__Recorded data__
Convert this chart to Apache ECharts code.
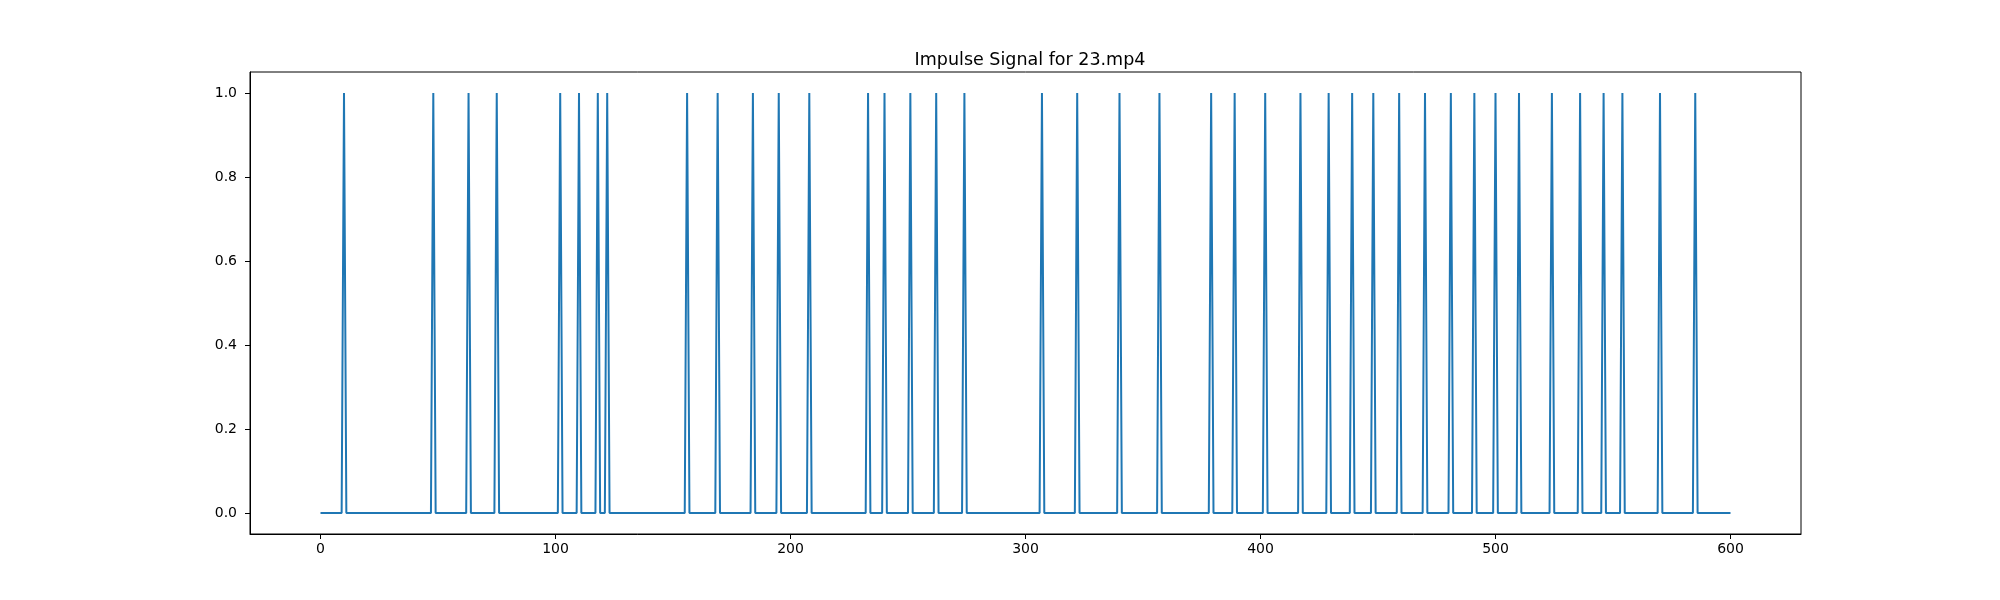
<!DOCTYPE html>
<html>
<head>
<meta charset="utf-8">
<script src="https://cdn.jsdelivr.net/npm/echarts@6/dist/echarts.min.js"></script>
<style>
  html, body { margin: 0; padding: 0; background: #fff; }
  #chart { width: 2000px; height: 600px; }
</style>
</head>
<body>
<div id="chart"></div>
<script>
// frames where the impulse fires (value 1), all other frames are 0
const spikeFrames = [
  10, 48, 63, 75, 102, 110, 118, 122, 156, 169, 184, 195, 208,
  233, 240, 251, 262, 274, 307, 322, 340, 357, 379, 389, 402,
  417, 429, 439, 448, 459, 470, 481, 491, 500, 510, 524, 536,
  546, 554, 570, 585
];
const lastFrame = 600;
const xTicks = [0, 100, 200, 300, 400, 500, 600];
const yTicks = [0, 0.2, 0.4, 0.6, 0.8, 1.0];

const spikeSet = new Set(spikeFrames);
const signal = [];
for (let f = 0; f <= lastFrame; f++) {
  signal.push([f, spikeSet.has(f) ? 1 : 0]);
}

const chart = echarts.init(document.getElementById("chart"));
const font = "DejaVu Sans";

chart.setOption({
  animation: false,
  backgroundColor: "#fff",
  title: {
    text: "Impulse Signal for 23.mp4",
    left: 1025,
    top: 46,
    textAlign: "center",
    textStyle: { fontFamily: font, fontSize: 17.5, fontWeight: "normal", color: "#000" },
  },
  grid: {
    left: 250,
    right: 199,
    top: 72,
    bottom: 66,
    show: true,
    borderColor: "#000",
    borderWidth: 1,
  },
  xAxis: {
    type: "value",
    min: -30,
    max: 630,
    axisLine: { show: true, onZero: false, lineStyle: { color: "#000", width: 1 } },
    axisTick: { show: true, length: 5, customValues: xTicks, lineStyle: { color: "#000" } },
    axisLabel: {
      customValues: xTicks,
      margin: 8,
      fontFamily: font,
      fontSize: 14,
      color: "#000",
    },
    splitLine: { show: false },
  },
  yAxis: {
    type: "value",
    min: -0.05,
    max: 1.05,
    axisLine: { show: true, onZero: false, lineStyle: { color: "#000", width: 1 } },
    axisTick: { show: true, length: 5, customValues: yTicks, lineStyle: { color: "#000" } },
    axisLabel: {
      customValues: yTicks,
      margin: 13,
      fontFamily: font,
      fontSize: 14,
      color: "#000",
      formatter: (v) => v.toFixed(1),
    },
    splitLine: { show: false },
  },
  series: [
    {
      type: "line",
      data: signal,
      showSymbol: false,
      symbol: "none",
      lineStyle: { color: "#1f77b4", width: 2 },
    },
  ],
});
</script>
</body>
</html>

__Exercise description__
Each line of the data is to be duplicated exactly; pictures stay out of the copy.

__Written reply__
Convert this chart to Apache ECharts code.
<!DOCTYPE html>
<html>
<head>
<meta charset="utf-8">
<script src="https://cdn.jsdelivr.net/npm/echarts@6/dist/echarts.min.js"></script>
<style>
  html, body { margin: 0; padding: 0; background: #fff; }
  #chart { width: 2000px; height: 600px; }
</style>
</head>
<body>
<div id="chart"></div>
<script>
// frames where the impulse fires (value 1), all other frames are 0
const spikeFrames = [
  10, 48, 63, 75, 102, 110, 118, 122, 156, 169, 184, 195, 208,
  233, 240, 251, 262, 274, 307, 322, 340, 357, 379, 389, 402,
  417, 429, 439, 448, 459, 470, 481, 491, 500, 510, 524, 536,
  546, 554, 570, 585
];
const lastFrame = 600;
const xTicks = [0, 100, 200, 300, 400, 500, 600];
const yTicks = [0, 0.2, 0.4, 0.6, 0.8, 1.0];

const spikeSet = new Set(spikeFrames);
const signal = [];
for (let f = 0; f <= lastFrame; f++) {
  signal.push([f, spikeSet.has(f) ? 1 : 0]);
}

const chart = echarts.init(document.getElementById("chart"));
const font = "DejaVu Sans";

chart.setOption({
  animation: false,
  backgroundColor: "#fff",
  title: {
    text: "Impulse Signal for 23.mp4",
    left: 1025,
    top: 46,
    textAlign: "center",
    textStyle: { fontFamily: font, fontSize: 17.5, fontWeight: "normal", color: "#000" },
  },
  grid: {
    left: 250,
    right: 199,
    top: 72,
    bottom: 66,
    show: true,
    borderColor: "#000",
    borderWidth: 1,
  },
  xAxis: {
    type: "value",
    min: -30,
    max: 630,
    axisLine: { show: true, onZero: false, lineStyle: { color: "#000", width: 1 } },
    axisTick: { show: true, length: 5, customValues: xTicks, lineStyle: { color: "#000" } },
    axisLabel: {
      customValues: xTicks,
      margin: 8,
      fontFamily: font,
      fontSize: 14,
      color: "#000",
    },
    splitLine: { show: false },
  },
  yAxis: {
    type: "value",
    min: -0.05,
    max: 1.05,
    axisLine: { show: true, onZero: false, lineStyle: { color: "#000", width: 1 } },
    axisTick: { show: true, length: 5, customValues: yTicks, lineStyle: { color: "#000" } },
    axisLabel: {
      customValues: yTicks,
      margin: 13,
      fontFamily: font,
      fontSize: 14,
      color: "#000",
      formatter: (v) => v.toFixed(1),
    },
    splitLine: { show: false },
  },
  series: [
    {
      type: "line",
      data: signal,
      showSymbol: false,
      symbol: "none",
      lineStyle: { color: "#1f77b4", width: 2 },
    },
  ],
});
</script>
</body>
</html>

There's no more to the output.